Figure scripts
━━━━━━━━━━━━━━━━━━━━━━━━━━━━━━

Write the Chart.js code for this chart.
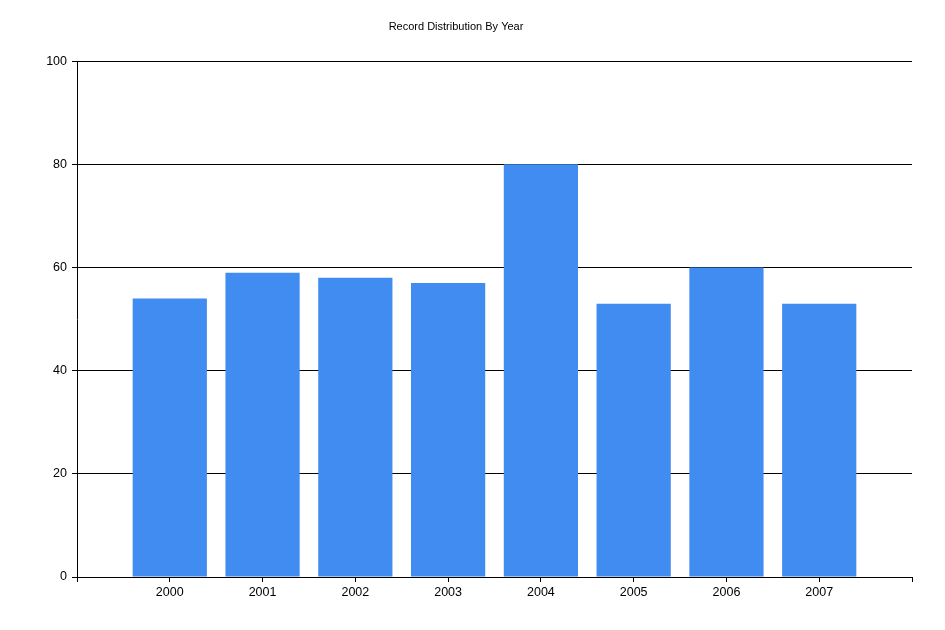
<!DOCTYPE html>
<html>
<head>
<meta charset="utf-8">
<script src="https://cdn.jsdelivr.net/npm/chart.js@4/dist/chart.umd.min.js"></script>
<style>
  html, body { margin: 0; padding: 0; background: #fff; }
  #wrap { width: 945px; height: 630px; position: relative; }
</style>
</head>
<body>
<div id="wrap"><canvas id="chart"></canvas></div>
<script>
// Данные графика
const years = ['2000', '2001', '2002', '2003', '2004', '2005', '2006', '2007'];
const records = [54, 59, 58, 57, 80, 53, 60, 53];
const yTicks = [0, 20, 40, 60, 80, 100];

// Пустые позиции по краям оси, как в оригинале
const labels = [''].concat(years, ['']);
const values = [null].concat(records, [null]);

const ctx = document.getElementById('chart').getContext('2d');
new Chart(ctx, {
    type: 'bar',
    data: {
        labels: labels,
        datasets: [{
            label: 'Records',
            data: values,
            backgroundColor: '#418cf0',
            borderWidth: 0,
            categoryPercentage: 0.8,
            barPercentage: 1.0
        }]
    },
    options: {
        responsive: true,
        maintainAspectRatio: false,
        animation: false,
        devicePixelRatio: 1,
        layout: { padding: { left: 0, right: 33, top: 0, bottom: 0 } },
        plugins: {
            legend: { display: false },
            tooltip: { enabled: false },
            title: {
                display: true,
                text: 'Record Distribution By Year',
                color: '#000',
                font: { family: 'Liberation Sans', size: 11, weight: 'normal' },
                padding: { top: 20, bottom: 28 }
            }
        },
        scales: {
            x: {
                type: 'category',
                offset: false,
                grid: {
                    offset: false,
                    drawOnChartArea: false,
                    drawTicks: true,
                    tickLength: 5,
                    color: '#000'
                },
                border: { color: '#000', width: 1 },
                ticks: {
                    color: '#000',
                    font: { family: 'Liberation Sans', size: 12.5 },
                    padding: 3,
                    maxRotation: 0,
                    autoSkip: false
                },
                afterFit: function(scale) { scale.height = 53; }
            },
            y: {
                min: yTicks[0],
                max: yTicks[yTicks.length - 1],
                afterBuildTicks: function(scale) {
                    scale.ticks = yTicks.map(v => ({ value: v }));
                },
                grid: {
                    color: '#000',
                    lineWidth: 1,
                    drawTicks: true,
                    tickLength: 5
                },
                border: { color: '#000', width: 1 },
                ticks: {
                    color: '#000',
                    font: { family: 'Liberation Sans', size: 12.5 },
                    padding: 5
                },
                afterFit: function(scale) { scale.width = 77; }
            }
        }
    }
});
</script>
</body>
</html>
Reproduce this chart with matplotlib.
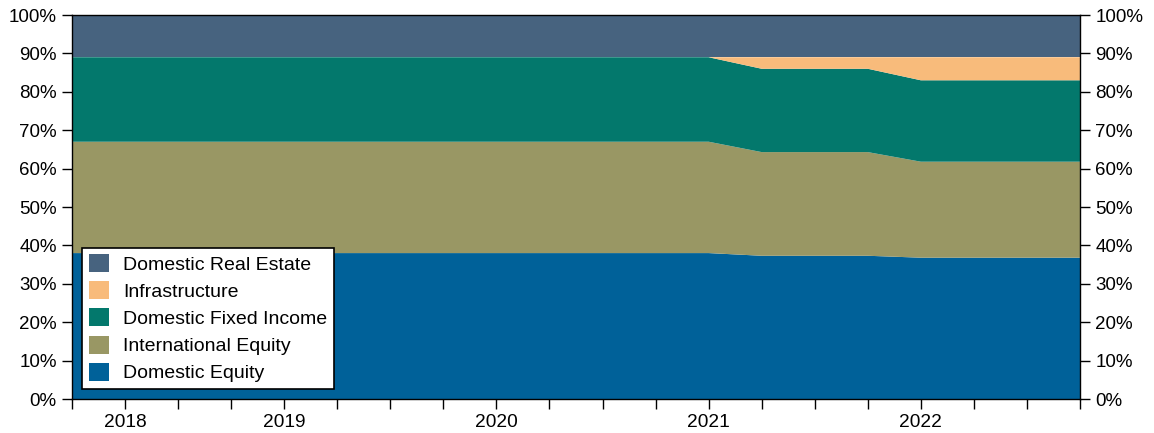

━━━━━━━━━━━━━━━━━━━━━━━━━━━━━━

Aim
Leaving the pictures aside, transcribe the entire listing exactly.

Answer
Write the Chart.js code for this chart.
<!DOCTYPE html>
<html>
<head>
<meta charset="utf-8">
<script src="https://cdn.jsdelivr.net/npm/chart.js@4/dist/chart.umd.min.js"></script>
<style>
  html, body { margin: 0; padding: 0; background: #fff; }
  #wrap { width: 945px; height: 630px; position: relative; }
</style>
</head>
<body>
<div id="wrap"><canvas id="chart"></canvas></div>
<script>
// Данные графика
const years = ['2000', '2001', '2002', '2003', '2004', '2005', '2006', '2007'];
const records = [54, 59, 58, 57, 80, 53, 60, 53];
const yTicks = [0, 20, 40, 60, 80, 100];

// Пустые позиции по краям оси, как в оригинале
const labels = [''].concat(years, ['']);
const values = [null].concat(records, [null]);

const ctx = document.getElementById('chart').getContext('2d');
new Chart(ctx, {
    type: 'bar',
    data: {
        labels: labels,
        datasets: [{
            label: 'Records',
            data: values,
            backgroundColor: '#418cf0',
            borderWidth: 0,
            categoryPercentage: 0.8,
            barPercentage: 1.0
        }]
    },
    options: {
        responsive: true,
        maintainAspectRatio: false,
        animation: false,
        devicePixelRatio: 1,
        layout: { padding: { left: 0, right: 33, top: 0, bottom: 0 } },
        plugins: {
            legend: { display: false },
            tooltip: { enabled: false },
            title: {
                display: true,
                text: 'Record Distribution By Year',
                color: '#000',
                font: { family: 'Liberation Sans', size: 11, weight: 'normal' },
                padding: { top: 20, bottom: 28 }
            }
        },
        scales: {
            x: {
                type: 'category',
                offset: false,
                grid: {
                    offset: false,
                    drawOnChartArea: false,
                    drawTicks: true,
                    tickLength: 5,
                    color: '#000'
                },
                border: { color: '#000', width: 1 },
                ticks: {
                    color: '#000',
                    font: { family: 'Liberation Sans', size: 12.5 },
                    padding: 3,
                    maxRotation: 0,
                    autoSkip: false
                },
                afterFit: function(scale) { scale.height = 53; }
            },
            y: {
                min: yTicks[0],
                max: yTicks[yTicks.length - 1],
                afterBuildTicks: function(scale) {
                    scale.ticks = yTicks.map(v => ({ value: v }));
                },
                grid: {
                    color: '#000',
                    lineWidth: 1,
                    drawTicks: true,
                    tickLength: 5
                },
                border: { color: '#000', width: 1 },
                ticks: {
                    color: '#000',
                    font: { family: 'Liberation Sans', size: 12.5 },
                    padding: 5
                },
                afterFit: function(scale) { scale.width = 77; }
            }
        }
    }
});
</script>
</body>
</html>
Reproduce this chart with matplotlib.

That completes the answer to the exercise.